Ukrainian soldier (1978–2014)

Serhiy Viktorovych Kokurin (Сергій Вікторович Кокурін; 1 January 1978 – 18 March 2014) was a Ukrainian soldier who was shot dead during an assault on a Ukrainian military base in Simferopol. He was the first soldier killed during the Russo-Ukrainian War.

==Biography==

Serhiy Kokurin was born on 1 January 1978 in Simferopol, Crimean Oblast (Ukrainian SSR, USSR). On 28 December 1997 he pledged his allegiance to the Ukrainian people. During his military service Kokurin went from private to warrant officer and was the chief of his unit's logistics service.

On 18 March, Kokurin was killed on watch duty during the Russian assault on the 13th Photogrammetric Center of the Central Military Topographic and Navigation Main Directorate of Operations of the Armed Forces of Ukraine.
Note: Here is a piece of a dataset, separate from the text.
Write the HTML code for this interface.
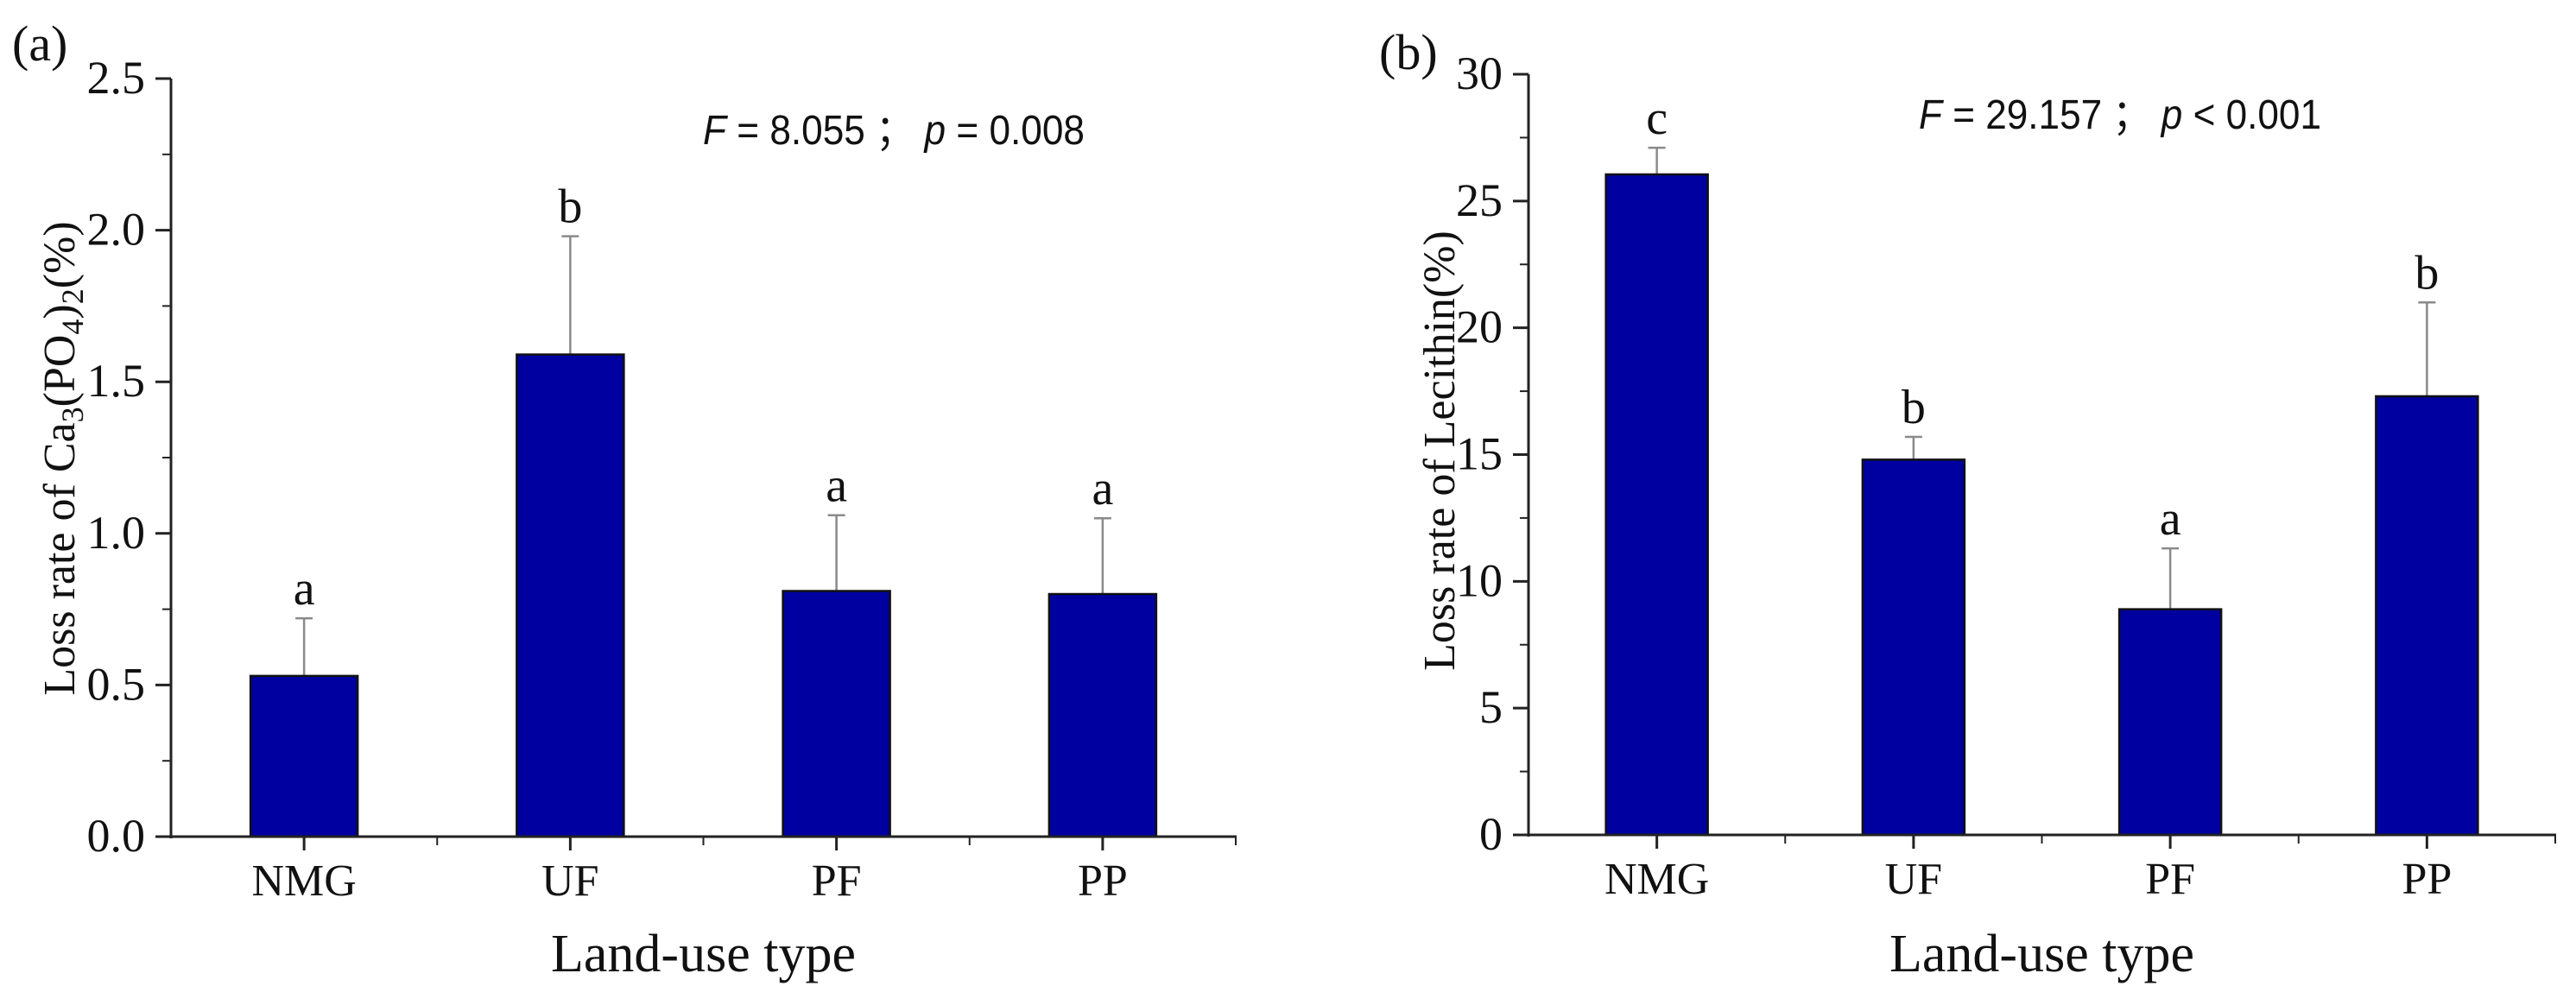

Russian press started to distribute fake that Kokurin was killed by a sniper. Ukrainian witnesses disprove this version: attackers broke into Ukrainian military establishment, opened chaotic fire with automatic weapons, and fired at the observation tower. Death report says "Kokurin was killed by two 5.45 mm bullets fired from the bottom up", proving that one of the fighters from Girkin's unit killed Kokurin.

Kokurin was survived by his wife, son, and unborn child, all of whom relocated to Odesa.